Females have a negative 24 percent net favorable opinion of Trump. OK, fine, women don’t like him. Show me “men.” Men have a negative 3 percent net favorable opinion of Trump. That’s pretty much a full set. Who’s left?
I tried whites — the base of the Republican Party (and the demographic that decides every election, despite the unshakable beliefs of GOP donors). Whites have a meager 4 percent net favorable opinion of Trump.
We’re running out of demographics that might like Trump.
Maybe it was that massive Hispanic vote for Trump that I’ve been hearing so much about! Hispanics: negative 44 percent net favorable for Trump. Blacks? Negative 85 percent net favorable.
White men? Fourteen percent net favorable opinion of Trump. (That’s not even going to win you Alabama, Republicans.)
Non-college graduates? Negative 12 percent net favorable.
How about non-college-educated white men? The beating heart of the Trump base is only 23 percent net favorable toward Trump.
So how is it possible that 77 percent of “Republicans” — net — have a favorable opinion of Trump? There’s no other subgroup of the electorate that has even a third of that.

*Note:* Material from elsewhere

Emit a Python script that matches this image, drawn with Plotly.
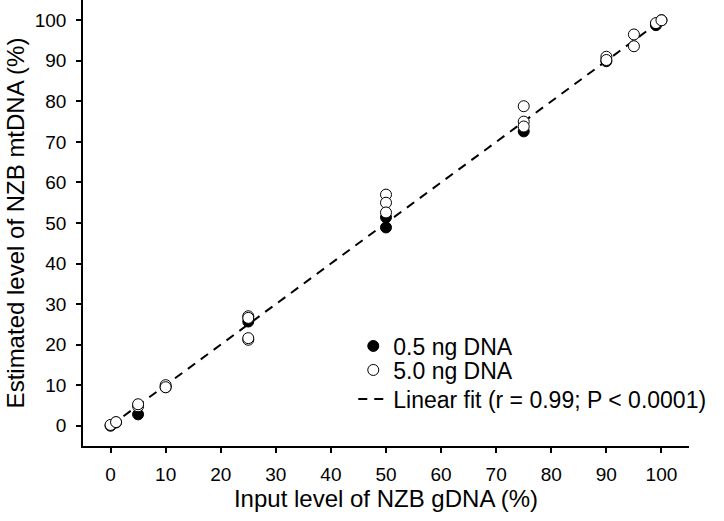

The only explanation is that an awful lot of Republicans are now calling themselves “Independents.”
Huh. Why might that be?
Maybe it’s because, day in, day out, the media tell us that the GOP is “the Party of Trump”! Apparently, this has led a lot of Republicans to conclude that they must not be Republicans, after all. (At least, among the Republicans contacted by these pollsters. I assume they didn’t have any respondents in Florida, where “Republican” has a much more favorable connotation.)
Thanks to the media’s lies, the only people calling themselves “Republicans” these days are the Trump die-hards. In other words, the blockbuster conclusion of this poll is: Trump die-hards like Trump!
Yes — and they’re the only ones who do. While Trump fanatics are indeed fanatical, everyone else is sick and tired of his nonsense.
Give voters a populist conservative who’s not a conman and a liar and they’ll be “Republicans” again. No wonder Trump hates DeSantis.